## Your instructions
A single run of lines is to be printed exactly: starting at the line with "Emit a LaTeX" and ending at the line with "radius=144pt, y radius=180pt];", both included. Leave the pictures out.

## Information provided

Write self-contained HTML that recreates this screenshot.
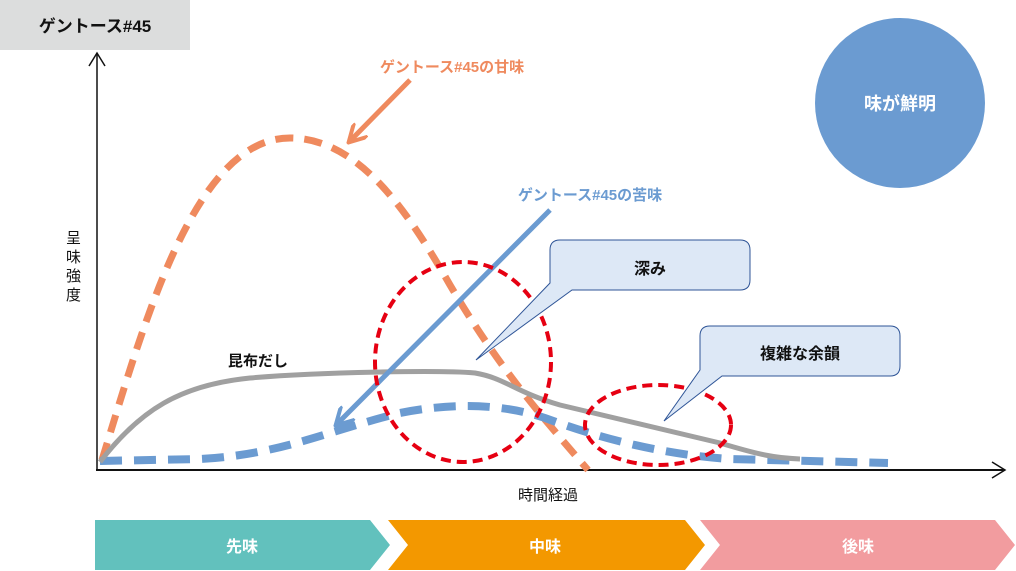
<!DOCTYPE html>
<html><head><meta charset="utf-8"><style>
html,body{margin:0;padding:0;background:#fff;}
svg{display:block;}
text{font-family:"Liberation Sans","Noto Sans CJK JP",sans-serif;}
</style></head><body>
<svg width="1016" height="571" viewBox="0 0 1016 571" xmlns="http://www.w3.org/2000/svg">
<defs>
<marker id="ab" viewBox="0 0 10 10" refX="8" refY="5" markerWidth="4" markerHeight="4" orient="auto"><path d="M0,0 L9,5 L0,10" fill="none" stroke="#6b9bd1" stroke-width="2"/></marker>
<marker id="ao" viewBox="0 0 10 10" refX="8" refY="5" markerWidth="4" markerHeight="4" orient="auto"><path d="M0,0 L9,5 L0,10" fill="none" stroke="#ef8a5e" stroke-width="2"/></marker>
</defs>
<rect x="0" y="0" width="190" height="50" fill="#dcdddd"/>
<text x="95" y="32" text-anchor="middle" font-size="17" font-weight="bold" fill="#111">ゲントース#45</text>
<line x1="97" y1="53" x2="97" y2="471" stroke="#111" stroke-width="1.5"/>
<path d="M89,66 L97,53 L105,66" fill="none" stroke="#111" stroke-width="1.5"/>
<line x1="96" y1="470" x2="1005" y2="470" stroke="#111" stroke-width="2"/>
<path d="M992,462 L1005,470 L992,478" fill="none" stroke="#111" stroke-width="1.5"/>
<text font-size="15" fill="#111"><tspan x="66" y="243">呈</tspan><tspan x="66" y="262">味</tspan><tspan x="66" y="281">強</tspan><tspan x="66" y="300">度</tspan></text>
<text x="548" y="500" text-anchor="middle" font-size="15" fill="#111">時間経過</text>
<circle cx="900" cy="103" r="85" fill="#6b9bd1"/>
<text x="900" y="110" text-anchor="middle" font-size="18" font-weight="bold" fill="#fff">味が鮮明</text>
<path d="M102,460 C145,320 195,138 290,138 C360,138 410,215 450,285 C500,370 545,420 588,470" fill="none" stroke="#ef8a5e" stroke-width="7" stroke-dasharray="18,11"/>
<path d="M100,461 L200,459 C280,455 330,430 400,413 C450,403 500,403 545,418 C610,442 670,455 730,459 L888,463" fill="none" stroke="#6b9bd1" stroke-width="8" stroke-dasharray="22,12"/>
<path d="M100,462 C140,410 180,385 250,378 C320,372 440,370 475,373 C505,378 515,392 560,405 L720,443 C760,455 775,458 800,459" fill="none" stroke="#a0a0a0" stroke-width="5"/>
<text x="258" y="366" text-anchor="middle" font-size="15" font-weight="bold" fill="#111">昆布だし</text>
<line x1="550" y1="210" x2="337" y2="424" stroke="#6b9bd1" stroke-width="5" marker-end="url(#ab)"/>
<text x="590" y="200" text-anchor="middle" font-size="15" font-weight="bold" fill="#6b9bd1">ゲントース#45の苦味</text>
<line x1="410" y1="80" x2="350" y2="141" stroke="#ef8a5e" stroke-width="5" marker-end="url(#ao)"/>
<text x="452" y="72" text-anchor="middle" font-size="15" font-weight="bold" fill="#ef8a5e">ゲントース#45の甘味</text>
<ellipse cx="463" cy="362" rx="88" ry="100" fill="none" stroke="#e60012" stroke-width="4" stroke-dasharray="10,6"/>
<ellipse cx="658" cy="425" rx="73" ry="40" fill="none" stroke="#e60012" stroke-width="4" stroke-dasharray="10,6"/>
<path d="M560,240 H740 Q750,240 750,250 V280 Q750,290 740,290 H572 L476,360 L550,283 V250 Q550,240 560,240 Z" fill="#dde8f6" stroke="#2f5597" stroke-width="1"/>
<text x="650" y="274" text-anchor="middle" font-size="16" font-weight="bold" fill="#111">深み</text>
<path d="M710,326 H890 Q900,326 900,336 V366 Q900,376 890,376 H722 L664,421 L700,370 V336 Q700,326 710,326 Z" fill="#dde8f6" stroke="#2f5597" stroke-width="1"/>
<text x="800" y="359" text-anchor="middle" font-size="16" font-weight="bold" fill="#111">複雑な余韻</text>
<polygon points="95,520 370,520 390,545 370,570 95,570" fill="#62c1bd"/>
<polygon points="388,520 685,520 705,545 685,570 388,570 408,545" fill="#f39800"/>
<polygon points="700,520 995,520 1015,545 995,570 700,570 720,545" fill="#f29c9f"/>
<text x="242" y="552" text-anchor="middle" font-size="16" font-weight="bold" fill="#fff">先味</text>
<text x="545" y="552" text-anchor="middle" font-size="16" font-weight="bold" fill="#fff">中味</text>
<text x="858" y="552" text-anchor="middle" font-size="16" font-weight="bold" fill="#fff">後味</text>
</svg>
</body></html>
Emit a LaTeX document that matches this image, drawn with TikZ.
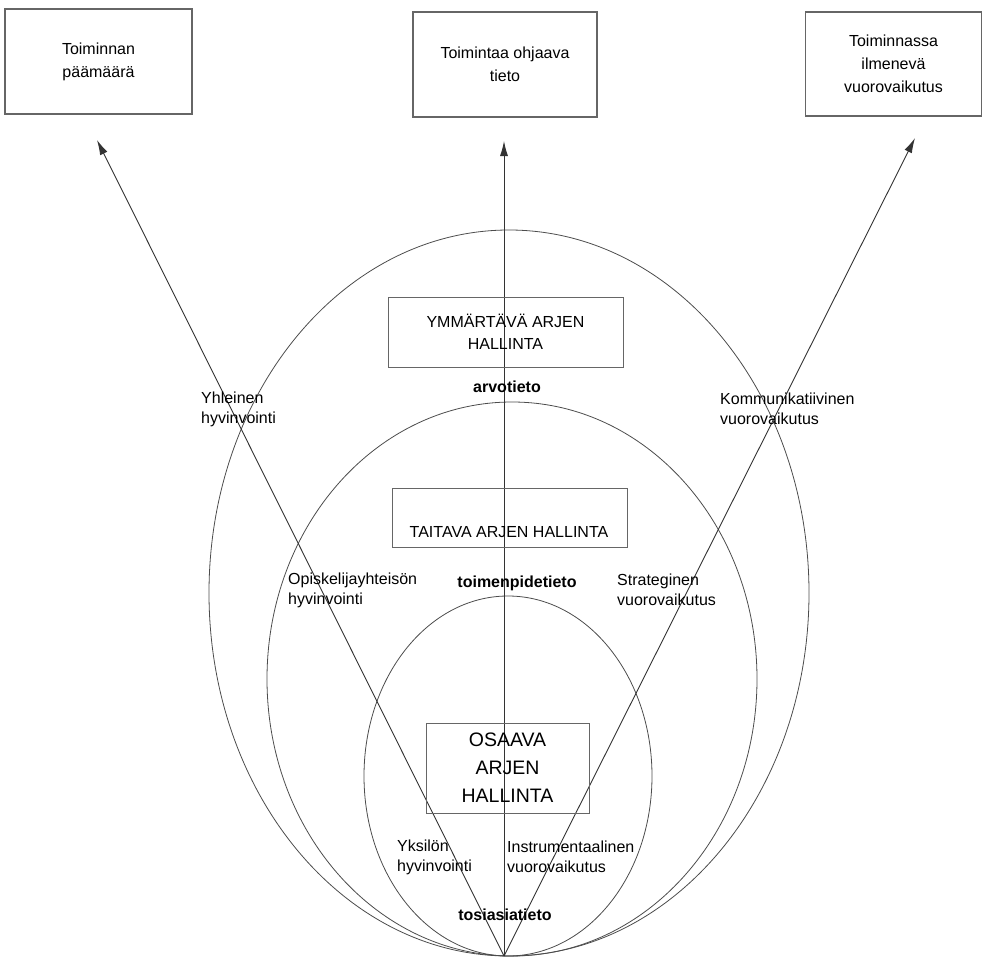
\documentclass[tikz,border=0pt]{standalone}
\usepackage{fontspec}
\setmainfont{Liberation Sans}
\usetikzlibrary{arrows.meta}
\begin{document}
\begin{tikzpicture}[x=1pt,y=-1pt,
  topbox/.style={draw=black!60, line width=1.1pt, align=center, inner sep=0pt,
    font=\fontsize{16pt}{23pt}\selectfont},
  levelbox/.style={draw=black!60, line width=0.9pt, inner sep=0pt},
  lbl/.style={align=left, inner sep=0pt, anchor=west, font=\fontsize{16pt}{20pt}\selectfont},
  boldlbl/.style={inner sep=0pt, font=\bfseries\fontsize{16pt}{20pt}\selectfont},
  ring/.style={draw=black!70, line width=0.8pt},
  arrowline/.style={draw=black!80, line width=0.9pt, -{Latex[length=15pt,width=8pt]}}]
\useasboundingbox (0,0) rectangle (983,958);

% top boxes
\node[topbox, minimum width=187pt, minimum height=105pt] (goal) at (98.5,61.5) {Toiminnan\\päämäärä};
\node[topbox, minimum width=184pt, minimum height=105pt] (knowledge) at (505,64.5) {Toimintaa ohjaava\\tieto};
\node[topbox, minimum width=176pt, minimum height=104pt] (interaction) at (893.5,64) {Toiminnassa\\ilmenevä\\vuorovaikutus};

% ellipses
\draw[ring] (509,593) ellipse [x radius=300pt, y radius=363pt];
\draw[ring] (512,679) ellipse [x radius=245pt, y radius=277pt];
\draw[ring] (508,776) ellipse [x radius=144pt, y radius=180pt];

% arrows
\coordinate (base) at (504,956);
\coordinate (tipL) at (97,140);
\coordinate (tipM) at (504,141);
\coordinate (tipR) at (915,138);
\draw[arrowline] (base) -- (tipL);
\draw[arrowline] (base) -- (tipM);
\draw[arrowline] (base) -- (tipR);

% level boxes
\node[levelbox, minimum width=235pt, minimum height=70pt, align=center,
  font=\fontsize{16pt}{22pt}\selectfont] (ymm) at (505.5,332) {YMMÄRTÄVÄ ARJEN\\HALLINTA};
\node[levelbox, minimum width=235pt, minimum height=59pt] (taitavabox) at (509.5,517.5) {};
\node[inner sep=0pt, font=\fontsize{16pt}{20pt}\selectfont] (taitava) at (509,532) {TAITAVA ARJEN HALLINTA};
\node[levelbox, minimum width=163pt, minimum height=90pt, align=center,
  font=\fontsize{19.5pt}{28pt}\selectfont] (osaava) at (507.5,768) {OSAAVA\\ARJEN\\HALLINTA};

% knowledge labels
\node[boldlbl] (arvo) at (507,387) {arvotieto};
\node[boldlbl] (toimenpide) at (517,583) {toimenpidetieto};
\node[boldlbl] (tosiasia) at (505,915) {tosiasiatieto};

% side labels
\node[lbl] (yhleinen) at (201,409) {Yhleinen\\hyvinvointi};
\node[lbl] (kommunikatiivinen) at (720,409) {Kommunikatiivinen\\vuorovaikutus};
\node[lbl] (opiskelija) at (288,590) {Opiskelijayhteisön\\hyvinvointi};
\node[lbl] (strateginen) at (617,590) {Strateginen\\vuorovaikutus};
\node[lbl] (yksilo) at (397,857) {Yksilön\\hyvinvointi};
\node[lbl] (instrumentaalinen) at (507,857) {Instrumentaalinen\\vuorovaikutus};
\end{tikzpicture}
\end{document}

## Result of this exercise
Emit a LaTeX document that matches this image, drawn with TikZ.
\documentclass[tikz,border=0pt]{standalone}
\usepackage{fontspec}
\setmainfont{Liberation Sans}
\usetikzlibrary{arrows.meta}
\begin{document}
\begin{tikzpicture}[x=1pt,y=-1pt,
  topbox/.style={draw=black!60, line width=1.1pt, align=center, inner sep=0pt,
    font=\fontsize{16pt}{23pt}\selectfont},
  levelbox/.style={draw=black!60, line width=0.9pt, inner sep=0pt},
  lbl/.style={align=left, inner sep=0pt, anchor=west, font=\fontsize{16pt}{20pt}\selectfont},
  boldlbl/.style={inner sep=0pt, font=\bfseries\fontsize{16pt}{20pt}\selectfont},
  ring/.style={draw=black!70, line width=0.8pt},
  arrowline/.style={draw=black!80, line width=0.9pt, -{Latex[length=15pt,width=8pt]}}]
\useasboundingbox (0,0) rectangle (983,958);

% top boxes
\node[topbox, minimum width=187pt, minimum height=105pt] (goal) at (98.5,61.5) {Toiminnan\\päämäärä};
\node[topbox, minimum width=184pt, minimum height=105pt] (knowledge) at (505,64.5) {Toimintaa ohjaava\\tieto};
\node[topbox, minimum width=176pt, minimum height=104pt] (interaction) at (893.5,64) {Toiminnassa\\ilmenevä\\vuorovaikutus};

% ellipses
\draw[ring] (509,593) ellipse [x radius=300pt, y radius=363pt];
\draw[ring] (512,679) ellipse [x radius=245pt, y radius=277pt];
\draw[ring] (508,776) ellipse [x radius=144pt, y radius=180pt];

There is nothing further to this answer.